◆ CHALLENGE ◆
Copy out each line of the listing that has the word "React" in it.

* start DATA LINES *

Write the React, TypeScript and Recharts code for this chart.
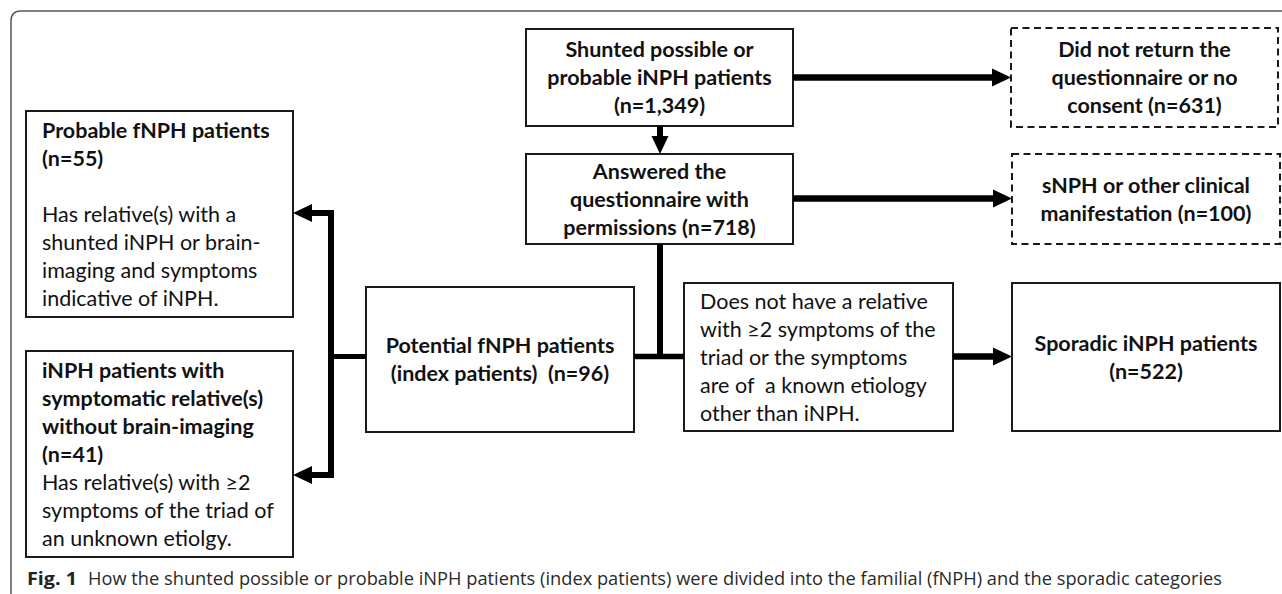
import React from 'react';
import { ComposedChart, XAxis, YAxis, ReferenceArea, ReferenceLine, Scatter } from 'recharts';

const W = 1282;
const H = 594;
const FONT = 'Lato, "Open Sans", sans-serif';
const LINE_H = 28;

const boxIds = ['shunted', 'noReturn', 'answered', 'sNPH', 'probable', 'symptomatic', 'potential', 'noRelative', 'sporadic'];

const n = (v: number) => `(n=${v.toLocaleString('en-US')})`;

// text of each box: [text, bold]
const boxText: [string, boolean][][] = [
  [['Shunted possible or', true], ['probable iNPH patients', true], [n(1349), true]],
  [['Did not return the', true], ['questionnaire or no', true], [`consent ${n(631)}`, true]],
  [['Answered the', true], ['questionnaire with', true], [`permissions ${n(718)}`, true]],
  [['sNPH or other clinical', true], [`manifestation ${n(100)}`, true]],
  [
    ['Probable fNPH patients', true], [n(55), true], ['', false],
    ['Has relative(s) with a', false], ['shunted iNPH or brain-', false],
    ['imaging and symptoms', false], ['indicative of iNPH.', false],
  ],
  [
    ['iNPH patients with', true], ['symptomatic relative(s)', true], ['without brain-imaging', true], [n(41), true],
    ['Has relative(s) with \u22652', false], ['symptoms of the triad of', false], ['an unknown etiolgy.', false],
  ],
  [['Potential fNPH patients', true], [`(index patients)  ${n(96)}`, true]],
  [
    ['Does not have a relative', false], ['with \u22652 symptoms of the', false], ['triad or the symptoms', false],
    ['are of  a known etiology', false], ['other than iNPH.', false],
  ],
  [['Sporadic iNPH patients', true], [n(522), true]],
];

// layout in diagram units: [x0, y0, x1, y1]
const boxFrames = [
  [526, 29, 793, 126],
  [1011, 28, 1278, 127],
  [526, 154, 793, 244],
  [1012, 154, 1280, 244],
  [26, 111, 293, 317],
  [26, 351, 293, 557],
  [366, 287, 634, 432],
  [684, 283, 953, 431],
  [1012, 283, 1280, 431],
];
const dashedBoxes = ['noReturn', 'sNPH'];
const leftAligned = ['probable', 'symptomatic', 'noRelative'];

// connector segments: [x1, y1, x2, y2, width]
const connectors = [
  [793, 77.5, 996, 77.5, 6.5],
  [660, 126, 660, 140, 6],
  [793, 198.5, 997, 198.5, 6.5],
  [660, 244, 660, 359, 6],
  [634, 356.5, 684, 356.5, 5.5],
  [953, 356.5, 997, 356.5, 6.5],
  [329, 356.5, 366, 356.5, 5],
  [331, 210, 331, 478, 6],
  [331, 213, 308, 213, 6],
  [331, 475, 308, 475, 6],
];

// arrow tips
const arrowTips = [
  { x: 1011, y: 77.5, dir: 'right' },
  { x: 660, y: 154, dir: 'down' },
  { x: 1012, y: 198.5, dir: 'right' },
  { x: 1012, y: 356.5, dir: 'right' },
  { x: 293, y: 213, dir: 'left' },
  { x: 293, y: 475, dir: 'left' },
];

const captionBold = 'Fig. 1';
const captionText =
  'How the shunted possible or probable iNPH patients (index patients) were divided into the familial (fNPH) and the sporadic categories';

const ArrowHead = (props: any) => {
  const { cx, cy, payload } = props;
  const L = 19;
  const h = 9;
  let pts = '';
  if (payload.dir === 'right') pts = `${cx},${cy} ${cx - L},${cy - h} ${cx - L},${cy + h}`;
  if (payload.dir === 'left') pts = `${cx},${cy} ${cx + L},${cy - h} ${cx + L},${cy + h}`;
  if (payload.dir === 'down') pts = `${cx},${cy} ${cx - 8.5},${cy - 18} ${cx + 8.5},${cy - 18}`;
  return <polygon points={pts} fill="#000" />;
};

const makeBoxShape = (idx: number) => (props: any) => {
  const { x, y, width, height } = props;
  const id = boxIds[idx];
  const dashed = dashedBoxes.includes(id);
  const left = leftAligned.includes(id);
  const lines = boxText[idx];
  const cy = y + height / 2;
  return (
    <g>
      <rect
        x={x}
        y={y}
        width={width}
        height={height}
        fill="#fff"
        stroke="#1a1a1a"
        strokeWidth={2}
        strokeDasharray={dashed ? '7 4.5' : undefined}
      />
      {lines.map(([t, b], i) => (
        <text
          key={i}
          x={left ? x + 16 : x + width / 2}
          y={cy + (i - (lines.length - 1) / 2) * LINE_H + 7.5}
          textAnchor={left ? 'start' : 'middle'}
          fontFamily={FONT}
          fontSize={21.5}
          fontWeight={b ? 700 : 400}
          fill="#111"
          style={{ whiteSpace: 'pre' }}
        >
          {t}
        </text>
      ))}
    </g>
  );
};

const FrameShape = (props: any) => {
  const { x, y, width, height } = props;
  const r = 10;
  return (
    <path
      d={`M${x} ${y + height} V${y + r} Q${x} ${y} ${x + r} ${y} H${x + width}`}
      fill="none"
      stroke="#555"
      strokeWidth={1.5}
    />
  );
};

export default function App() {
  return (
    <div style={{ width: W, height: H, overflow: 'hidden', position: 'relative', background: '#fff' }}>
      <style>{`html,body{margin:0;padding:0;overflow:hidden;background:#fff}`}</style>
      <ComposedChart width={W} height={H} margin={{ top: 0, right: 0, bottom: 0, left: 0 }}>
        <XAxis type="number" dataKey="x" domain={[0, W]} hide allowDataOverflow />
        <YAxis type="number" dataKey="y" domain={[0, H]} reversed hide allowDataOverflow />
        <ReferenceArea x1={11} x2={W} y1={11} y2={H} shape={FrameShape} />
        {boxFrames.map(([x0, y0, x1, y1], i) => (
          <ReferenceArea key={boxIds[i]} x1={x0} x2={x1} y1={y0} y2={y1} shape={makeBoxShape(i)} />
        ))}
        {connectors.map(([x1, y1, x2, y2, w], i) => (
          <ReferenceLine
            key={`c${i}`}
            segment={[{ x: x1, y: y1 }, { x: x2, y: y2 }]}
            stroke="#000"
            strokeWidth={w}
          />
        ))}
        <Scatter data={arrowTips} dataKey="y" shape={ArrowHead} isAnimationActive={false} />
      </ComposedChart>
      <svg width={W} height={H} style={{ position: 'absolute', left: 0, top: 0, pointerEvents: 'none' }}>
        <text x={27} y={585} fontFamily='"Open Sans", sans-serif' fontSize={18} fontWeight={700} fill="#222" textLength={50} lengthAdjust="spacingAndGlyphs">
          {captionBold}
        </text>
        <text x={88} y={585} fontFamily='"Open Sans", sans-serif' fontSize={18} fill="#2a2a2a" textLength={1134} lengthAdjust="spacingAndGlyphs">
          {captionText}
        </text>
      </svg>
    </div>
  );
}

* end DATA LINES *

◆ ANSWER TO THIS EXERCISE ◆
Write the React, TypeScript and Recharts code for this chart.
import React from 'react';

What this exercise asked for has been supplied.